LLMs keep rapidly improving year to year in capabilities. Sonnet 3.5 already obliterates the original GPT-4 in every aspect.

LLMs keep getting cheaper year to year. Gemini flash is like 100x cheaper than the original GPT3.5.

You can onboard any person who can write python, to start using LLMs to perform language analysis in a day. Versus weeks to use these traditional tools.

Nearly all NLP tasks will be standardised to use LLMs as the baseline default tool. Sure there'll be some short term degradations in some specific aspect, but there's no stopping the tide.

By the way, traditional ML-based translation is also pretty much dead and replaced by LLMs. I've been seeing an explosion in fan-translations done by say Sonnet 3.5, the improvement in fluency and accuracy is just radical and extreme, I often don't even notice the AI-translation anymore.

Aside from a half dozen or so zeros, you're right on.
on what, the spending? Facebook alone said that it will spend $40b this year on AI. probably not all of it is on Llama but a sizable portion is.
Sorry, but not really. If you know what you do, you don't just pick an LLM. LLMs are trained/built for a specific task: text generation. Other models are trained on different tasks. If you know what you do, you compare models (I don't mean LLM models with that!) and choose the best performing. Just because LLMs receive more training doesn't mean they have a better performance. Very weird and flawed way of thinking.
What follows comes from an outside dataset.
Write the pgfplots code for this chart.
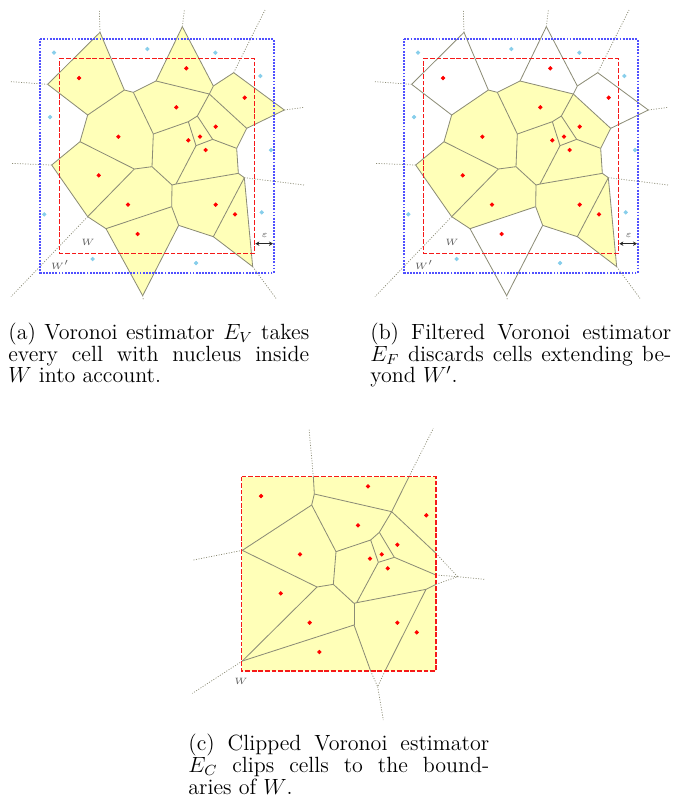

This is just hype thinking
I have to agree with the parent. LLMs are excellent at a large range of NLP tasks. Of course they are not going to replace all ML models, but when it comes to NLP they are clearly better than lots of trained models (e.g. https://arxiv.org/pdf/2310.18025).
LLMs are general purpose tools and absolutely are not better than trained models (using the latest techniques) for a specific task. I mean, that's obviously true if you think about it.

You can use similar datasets and the latest model architectures and if you train a model purely for sentiment analysis it will be better than frontier general purpose LLMs for sentiment analysis.

It's really mind-boggling that so many people disagree via downvotes that you compare models and choose the best performing one, independent of the hype ...
I can see a simliarity here in comparing Java/JavaScript/any other modern, more productive language to C. Yes, both can write more or less the same program, but you'll get the same result with less effort and more quickly with the modern languages. Yes, modern languages will always be slower and heavier on resources than C.
That's inaccurate, because traditional sentiment analysis, or rather the entire NLP ecosystem, is a very niche and underoptimized space.

Its not comparing C against Javascript, its comparing Ada against Javascript. Ada is not going to be any faster than javascript because its too niche and therefore underoptimised.

The theoretical minimum computation required by LLMs is far higher than traditional simple NLP algorithms. But the practical computation cost of LLMs will soon be cheaper, because LLMs get so much investment and use, there's massive full-stack optimizations all the way from the GPU to the end libraries.